Kris
First point that needs to be raised: Not enough SF stories have otters in them. That is something that needs to rectified!
It is a bit of an odd tale, as it feels like it is being constructed as a piece of hard science fiction, but it I am pretty sure nothing in here is the tiniest bit realistic.
The whole thing feels like a western but more a revisionist Western. something along the lines of True Grit and Soldier Blue.
However, I couldn’t help but find myself charmed by it. The descriptions are absolutely gorgeous, Ember is a lot of fun and the world-building is great.
Given this is tagged on ISFDB with “pedophilia” I was concerned going into it that it would be problematic but I don’t think that is what is happening. Ember does offer herself to Kiku but he refuses and she admits that she didn’t know what she was doing. I think of it as a way to show her desperation to escape but also showing her innocence of the outside world, in spite of her knowledge of mechanics and Venus.

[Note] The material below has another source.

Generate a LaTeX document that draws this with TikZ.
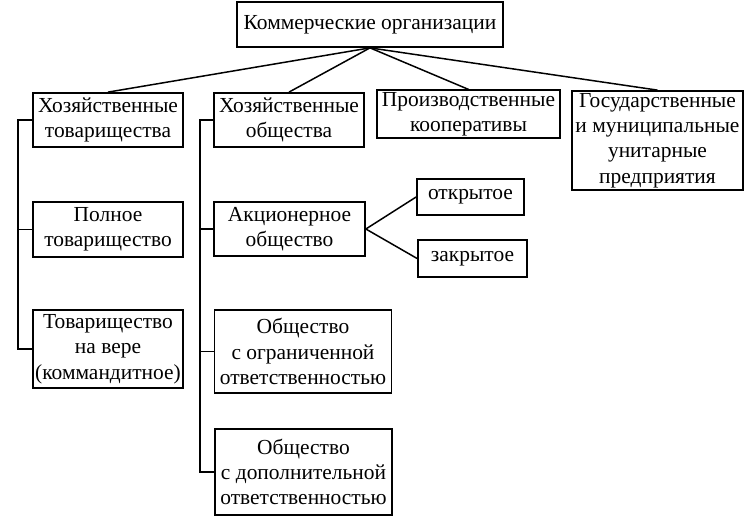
\documentclass[tikz,border=0pt]{standalone}
\usepackage{fontspec}
\setmainfont{Liberation Serif}
\usetikzlibrary{calc}
\tikzset{
	orgbox/.style={draw, line width=1pt, align=center, inner sep=1pt,
		font=\fontsize{12.2}{14.4}\selectfont},
	link/.style={line width=0.85pt}
}

\begin{document}
\begin{tikzpicture}[x=0.02cm, y=-0.02cm]
		%%%%% START %%%%%
		
		\useasboundingbox (0, 0) rectangle (750, 523);
		
		\node[orgbox, minimum width=5.32cm, minimum height=0.9cm] (kom) at (370, 24.5) {Коммерческие организации};
		
		\node[orgbox, minimum width=3.0cm, minimum height=1.08cm] (hoztov) at (108, 120) {Хозяйственные\\товарищества};
		\node[orgbox, minimum width=3.0cm, minimum height=1.08cm] (hozobsh) at (289, 120) {Хозяйственные\\общества};
		\node[orgbox, minimum width=3.66cm, minimum height=0.92cm] (koop) at (468.5, 114) {Производственные\\кооперативы};
		\node[orgbox, minimum width=3.42cm, minimum height=1.98cm] (unit) at (657.5, 140.5) {Государственные\\и муниципальные\\унитарные\\предприятия};
		
		\node[orgbox, minimum width=3.0cm, minimum height=1.1cm] (polnoe) at (108, 229.5) {Полное\\товарищество};
		\node[orgbox, minimum width=3.0cm, minimum height=1.56cm] (vera) at (108, 349) {Товарищество\\на вере\\(коммандитное)};
		
		\node[orgbox, minimum width=3.02cm, minimum height=1.08cm] (ao) at (289.5, 229) {Акционерное\\общество};
		\node[orgbox, minimum width=3.54cm, minimum height=1.66cm] (ooo) at (303, 351.5) {Общество\\с ограниченной\\ответственностью};
		\node[orgbox, minimum width=3.54cm, minimum height=1.72cm] (odo) at (303.5, 472) {Общество\\с дополнительной\\ответственностью};
		
		\node[orgbox, minimum width=2.14cm, minimum height=0.72cm] (otkr) at (470.5, 197) {открытое};
		\node[orgbox, minimum width=2.18cm, minimum height=0.74cm] (zakr) at (472.5, 258.5) {закрытое};
		
		% from the top box
		\draw[link] (kom.south) -- (hoztov.north);
		\draw[link] (kom.south) -- (hozobsh.north);
		\draw[link] (kom.south) -- (koop.north);
		\draw[link] (kom.south) -- (unit.north);
		
		% left rail
		\coordinate (lrail) at (18, 0);
		\draw[link] (hoztov.west) -- (hoztov.west -| lrail) -- (vera.west -| lrail) -- (vera.west);
		\draw[link] (polnoe.west) -- (polnoe.west -| lrail);
		
		% middle rail
		\coordinate (mrail) at (200, 0);
		\draw[link] (hozobsh.west) -- (hozobsh.west -| mrail) -- (odo.west -| mrail) -- (odo.west);
		\draw[link] (ao.west) -- (ao.west -| mrail);
		\draw[link] (ooo.west) -- (ooo.west -| mrail);
		
		\draw[link] (otkr.west) -- (ao.east) -- (zakr.west);
		
		%%%%% END %%%%%
	\end{tikzpicture}
\end{document}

So overall, a surprisingly enjoyable tale, however unexpected its contents is.
Brian:
I had forgotten what Kris had said while I was reading “In the Bowl,” so now I don’t feel as insane when I say this reminded of a few space-western anime, especially Cowboy Bebop but also Outlaw Star. Incidentally both of those shows feature precocious child sidekicks, although in those cases the crux of the interpersonal conflict is not whether the adult protagonist will go to bed with said precocious child sidekick (thank God).

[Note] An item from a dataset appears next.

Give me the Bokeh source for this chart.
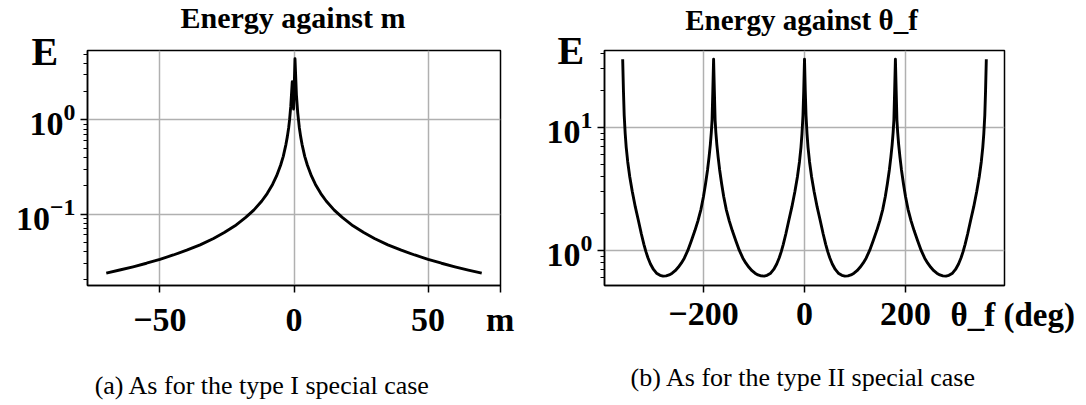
from bokeh.plotting import figure
from bokeh.models import Range1d, FixedTicker, Label
from bokeh.layouts import row
from bokeh.embed import file_html
from bokeh.resources import INLINE

# ---------------- data ----------------
# panel (a): energy against m
m_vals = [-70, -65, -60, -55, -50, -45, -40, -35, -30, -26, -22, -18, -15, -12, -10,
          -8, -6.5, -5, -4, -3, -2.5, -2, -1.65, -1.2, -0.65, -0.15, 0.37, 0.9, 1.4, 2,
          2.5, 3, 4, 5, 6.5, 8, 10, 12, 15, 18, 22, 26, 30, 35, 40, 45, 50, 55, 60, 65, 70]
energy_m = [0.0236, 0.0254, 0.0275, 0.030, 0.033, 0.0367, 0.0413, 0.047, 0.055, 0.0635,
            0.075, 0.092, 0.11, 0.1375, 0.165, 0.206, 0.254, 0.33, 0.41, 0.55, 0.66, 0.82,
            1.0, 1.4, 2.54, 1.3, 4.46, 1.85, 1.18, 0.82, 0.66, 0.55, 0.41, 0.33, 0.254,
            0.206, 0.165, 0.1375, 0.11, 0.092, 0.075, 0.0635, 0.055, 0.047, 0.0413, 0.0367,
            0.033, 0.030, 0.0275, 0.0254, 0.0236]

# panel (b): energy against theta_f (deg), one list per well
theta_w1 = [-360, -358.5, -357, -355, -353, -350, -346, -341, -335, -329, -323, -318, -314,
            -310, -305, -299, -293, -286, -280, -274, -268, -262, -256, -250, -244, -238,
            -231, -224, -217, -211, -205, -200, -196, -192, -189, -186.5, -184.5, -183,
            -181.5, -180]
energy_w1 = [36, 20, 12.6, 8.9, 6.9, 5.25, 3.98, 3.02, 2.26, 1.76, 1.36, 1.12, 0.977,
             0.871, 0.776, 0.70, 0.653, 0.627, 0.618, 0.621, 0.632, 0.653, 0.684, 0.728,
             0.787, 0.865, 1.0, 1.2, 1.45, 1.74, 2.16, 2.75, 3.47, 4.52, 5.75, 7.24, 9.12,
             11.5, 20, 36]
theta_w2 = [-178.5, -177, -175.5, -173.5, -171, -168, -164, -160, -155, -149, -143, -136,
            -129, -122, -116, -110, -104, -98, -92, -86, -80, -74, -67, -61, -55, -50, -46,
            -42, -37, -31, -25, -19, -14, -10, -7, -5, -3, -1.5, 0]
energy_w2 = [20, 11.5, 9.12, 7.24, 5.75, 4.52, 3.47, 2.75, 2.16, 1.74, 1.45, 1.2, 1.0,
             0.865, 0.787, 0.728, 0.684, 0.653, 0.632, 0.621, 0.618, 0.627, 0.653, 0.70,
             0.776, 0.871, 0.977, 1.12, 1.36, 1.76, 2.26, 3.02, 3.98, 5.25, 6.9, 8.9, 12.6,
             20, 36]
theta_w3 = [1.5, 3, 5, 7, 10, 14, 19, 25, 31, 37, 42, 46, 50, 55, 61, 67, 74, 80, 86, 92,
            98, 104, 110, 116, 122, 129, 136, 143, 149, 155, 160, 164, 168, 171, 173.5,
            175.5, 177, 178.5, 180]
energy_w3 = [20, 12.6, 8.9, 6.9, 5.25, 3.98, 3.02, 2.26, 1.76, 1.36, 1.12, 0.977, 0.871,
             0.776, 0.70, 0.653, 0.627, 0.618, 0.621, 0.632, 0.653, 0.684, 0.728, 0.787,
             0.865, 1.0, 1.2, 1.45, 1.74, 2.16, 2.75, 3.47, 4.52, 5.75, 7.24, 9.12, 11.5,
             20, 36]
theta_w4 = [181.5, 183, 184.5, 186.5, 189, 192, 196, 200, 205, 211, 217, 224, 231, 238,
            244, 250, 256, 262, 268, 274, 280, 286, 293, 299, 305, 310, 314, 318, 323, 329,
            335, 341, 346, 350, 353, 355, 357, 358.5, 360]
energy_w4 = [20, 11.5, 9.12, 7.24, 5.75, 4.52, 3.47, 2.75, 2.16, 1.74, 1.45, 1.2, 1.0,
             0.865, 0.787, 0.728, 0.684, 0.653, 0.632, 0.621, 0.618, 0.627, 0.653, 0.70,
             0.776, 0.871, 0.977, 1.12, 1.36, 1.76, 2.26, 3.02, 3.98, 5.25, 6.9, 8.9, 12.6,
             20, 36]
theta_f = theta_w1 + theta_w2 + theta_w3 + theta_w4
energy_theta = energy_w1 + energy_w2 + energy_w3 + energy_w4

# ticks / labels ("m" is the axis name, written at the right end of the m axis)
m_ticks = [-50, 0, 50, 76.9]
m_tick_labels = ["\u221250", "0", "50", "m"]
m_grid = [-50, 0, 50]
theta_ticks = [-200, 0, 200]
theta_tick_labels = ["\u2212200", "0", "200"]
a_log_ticks = [0.1, 1]
b_log_ticks = [1, 10]
a_minor = [0.02, 0.03, 0.04, 0.05, 0.06, 0.07, 0.08, 0.09,
           0.2, 0.3, 0.4, 0.5, 0.6, 0.7, 0.8, 0.9, 2, 3, 4, 5]
b_minor = [0.6, 0.7, 0.8, 0.9, 2, 3, 4, 5, 6, 7, 8, 9, 20, 30, 40]

FONT = "Liberation Serif"


def txt(p, text, x, y, size, side, bold=True, align="left"):
    p.add_layout(Label(x=x, y=y, x_units="screen", y_units="screen", text=text,
                       text_font=FONT, text_font_size=f"{size}px",
                       text_font_style="bold" if bold else "normal",
                       text_color="black", text_align=align,
                       text_baseline="alphabetic"), side)


def panel(xs, ys, xr, yr, xticks, xlabels, xgrid, yticks, yminor,
          w, h, bl, br, bt, bb, xstand):
    p = figure(width=w, height=h, x_range=Range1d(*xr),
               y_range=Range1d(*yr), y_axis_type="log",
               output_backend="svg", toolbar_location=None,
               min_border_left=bl, min_border_right=br,
               min_border_top=bt, min_border_bottom=bb)
    p.background_fill_color = "white"
    p.border_fill_color = "white"
    p.outline_line_color = "black"
    p.outline_line_width = 1.5
    p.outline_line_alpha = 1.0

    p.line(xs, ys, line_color="black", line_width=2.9, line_join="round")

    p.xaxis.ticker = FixedTicker(ticks=xticks, minor_ticks=[])
    p.yaxis.ticker = FixedTicker(ticks=yticks, minor_ticks=yminor)
    p.xgrid.ticker = FixedTicker(ticks=xgrid, minor_ticks=[])
    p.ygrid.ticker = FixedTicker(ticks=yticks, minor_ticks=[])
    for g in (p.xgrid, p.ygrid):
        g.grid_line_color = "#b0b0b0"
        g.grid_line_width = 1.5
    for ax in (p.xaxis, p.yaxis):
        ax.axis_line_color = "black"
        ax.axis_line_width = 1.5
        ax.major_tick_line_color = "black"
        ax.major_tick_line_width = 1.5
        ax.major_tick_out = 7
        ax.major_tick_in = 0
        ax.minor_tick_line_color = "black"
        ax.minor_tick_line_width = 1.2
        ax.minor_tick_out = 4
        ax.minor_tick_in = 0
        ax.major_label_text_font = FONT
        ax.major_label_text_font_size = "34px"
        ax.major_label_text_font_style = "bold"
        ax.major_label_text_color = "black"
    p.xaxis.minor_tick_line_color = None
    p.xaxis.major_label_standoff = xstand
    p.yaxis.major_label_standoff = 5
    p.xaxis.major_label_overrides = {t: lab for t, lab in zip(xticks, xlabels)}
    return p


# left panel: frame x 87..500, y 50..293
pa = panel(m_vals, energy_m, (-77, 77), (0.0174, 5.46), m_ticks, m_tick_labels, m_grid,
           a_log_ticks, a_minor, w=543, h=405, bl=87, br=43, bt=50, bb=112, xstand=8)
txt(pa, "Energy against m", 205.5, 33, 30, "above", align="center")
txt(pa, "E", -469, 234, 40, "right")
txt(pa, "(a) As for the type I special case", 175, -16, 26, "below", bold=False,
    align="center")

# right panel: frame x 601..1004, y 44..285
pb = panel(theta_f, energy_theta, (-396, 396), (0.518, 42.4), theta_ticks,
           theta_tick_labels, theta_ticks, b_log_ticks, b_minor, w=542, h=405, bl=58,
           br=81, bt=44, bb=120, xstand=10)
txt(pb, "Energy against \u03b8_f", 197, 31, 29, "above", align="center")
txt(pb, "E", -447, 235, 40, "right")
txt(pb, "\u03b8_f (deg)", 346, 49, 33, "below")
txt(pb, "(b) As for the type II special case", 199, 15, 26, "below", bold=False,
    align="center")

layout = row(pa, pb)
open("out.html", "w").write(file_html(layout, INLINE))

I think part of what makes early Varley so awkward to deal with in the present day is that he was so good at what he did, that for example he could develop the relationship between Kiku and Ember and make you really wonder if something might develop between them. And maybe it will. Thankfully the story ends before anything material can come of it, although the implication at the end is that given time Kiku may well pull a Steven Tyler, or at least a Jerry Seinfeld. And yet, for all that discomfort, Ember might be one of Varley’s best-drawn characters. We can picture her, with her head of peacock feathers, maybe like a Mohawk, with her pet otter, and her personality and motivations are made totally understandable to us. Varley at his best can be almost maliciously good with developing characters, in that he gives us a character portrait and something like a tangible conflict, only the conflict is either small in the grand scheme of themes and/or comes along only late in the story. We’re given time to understand these people and their world, and with the old Eight Worlds stories I think this talent of his comes through the strongest.

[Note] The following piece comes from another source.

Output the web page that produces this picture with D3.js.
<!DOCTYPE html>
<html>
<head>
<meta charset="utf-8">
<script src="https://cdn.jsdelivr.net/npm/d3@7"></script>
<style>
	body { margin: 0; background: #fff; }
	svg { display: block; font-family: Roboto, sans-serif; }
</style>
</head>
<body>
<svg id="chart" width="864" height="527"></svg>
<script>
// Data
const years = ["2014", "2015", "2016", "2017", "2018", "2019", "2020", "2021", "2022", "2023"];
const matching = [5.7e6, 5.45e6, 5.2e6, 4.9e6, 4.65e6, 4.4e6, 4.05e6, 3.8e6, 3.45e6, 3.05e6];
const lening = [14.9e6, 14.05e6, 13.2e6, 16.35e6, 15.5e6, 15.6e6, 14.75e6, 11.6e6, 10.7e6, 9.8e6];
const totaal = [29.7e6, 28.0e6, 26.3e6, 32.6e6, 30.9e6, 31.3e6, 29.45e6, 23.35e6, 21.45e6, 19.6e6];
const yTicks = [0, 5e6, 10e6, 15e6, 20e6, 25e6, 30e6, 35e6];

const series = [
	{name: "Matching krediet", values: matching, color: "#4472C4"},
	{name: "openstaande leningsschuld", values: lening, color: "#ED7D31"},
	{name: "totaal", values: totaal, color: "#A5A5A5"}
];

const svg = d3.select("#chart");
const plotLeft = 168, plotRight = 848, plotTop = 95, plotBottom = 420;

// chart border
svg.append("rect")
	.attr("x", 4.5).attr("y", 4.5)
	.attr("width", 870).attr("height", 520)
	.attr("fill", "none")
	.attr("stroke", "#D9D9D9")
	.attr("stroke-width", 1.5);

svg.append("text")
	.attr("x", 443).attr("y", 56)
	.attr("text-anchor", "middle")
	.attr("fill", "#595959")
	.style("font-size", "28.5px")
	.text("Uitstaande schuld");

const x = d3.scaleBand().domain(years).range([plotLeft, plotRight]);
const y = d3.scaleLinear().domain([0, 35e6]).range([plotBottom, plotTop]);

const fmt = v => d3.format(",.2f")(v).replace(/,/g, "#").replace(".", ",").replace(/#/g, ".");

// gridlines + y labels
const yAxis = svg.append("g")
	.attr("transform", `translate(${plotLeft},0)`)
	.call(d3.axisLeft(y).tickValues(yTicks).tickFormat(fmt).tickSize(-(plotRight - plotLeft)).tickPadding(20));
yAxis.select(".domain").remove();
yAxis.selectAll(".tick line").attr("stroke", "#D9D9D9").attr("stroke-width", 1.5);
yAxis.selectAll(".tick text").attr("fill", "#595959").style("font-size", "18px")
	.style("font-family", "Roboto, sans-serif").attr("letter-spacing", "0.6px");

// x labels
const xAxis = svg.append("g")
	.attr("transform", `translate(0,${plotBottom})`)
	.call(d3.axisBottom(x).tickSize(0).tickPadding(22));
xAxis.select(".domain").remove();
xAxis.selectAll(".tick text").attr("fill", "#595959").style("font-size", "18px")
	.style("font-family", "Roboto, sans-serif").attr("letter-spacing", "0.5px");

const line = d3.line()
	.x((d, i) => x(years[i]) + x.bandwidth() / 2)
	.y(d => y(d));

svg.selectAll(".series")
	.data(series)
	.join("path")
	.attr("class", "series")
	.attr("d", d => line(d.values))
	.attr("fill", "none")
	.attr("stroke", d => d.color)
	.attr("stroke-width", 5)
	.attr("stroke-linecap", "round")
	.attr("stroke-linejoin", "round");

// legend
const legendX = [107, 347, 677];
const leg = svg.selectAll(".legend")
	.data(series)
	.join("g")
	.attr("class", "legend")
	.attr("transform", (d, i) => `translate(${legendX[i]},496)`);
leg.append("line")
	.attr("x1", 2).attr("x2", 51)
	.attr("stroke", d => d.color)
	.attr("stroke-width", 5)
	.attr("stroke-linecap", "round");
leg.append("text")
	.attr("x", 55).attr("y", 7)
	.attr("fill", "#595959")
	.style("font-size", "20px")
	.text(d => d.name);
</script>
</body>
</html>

The space western was a thing, sort of, in 1975, although Star Wars was still a couple years off; so instead Varley looked to what was probably then the most influential space western, that being John Carter of Mars. Kiku even mentions the Barsoom (Mars) of that series a few times, which makes sense given he himself is a Martian (as in a human living on Mars). I read Varley’s intro to this story in Good-Bye, Robinson Crusoe and Other Stories and it seems he was trying to depict a realistic Venus, at least as he understood it in the ’70s. I would ask him to clarify a few things, but I don’t think he’s on social media and maybe that’s for the best. But I did like “In the Bowl” quite a bit, as I expected, although “The Phantom of Kansas” and “Overdrawn at the Memory Bank” are still my favorite Eight Worlds stories.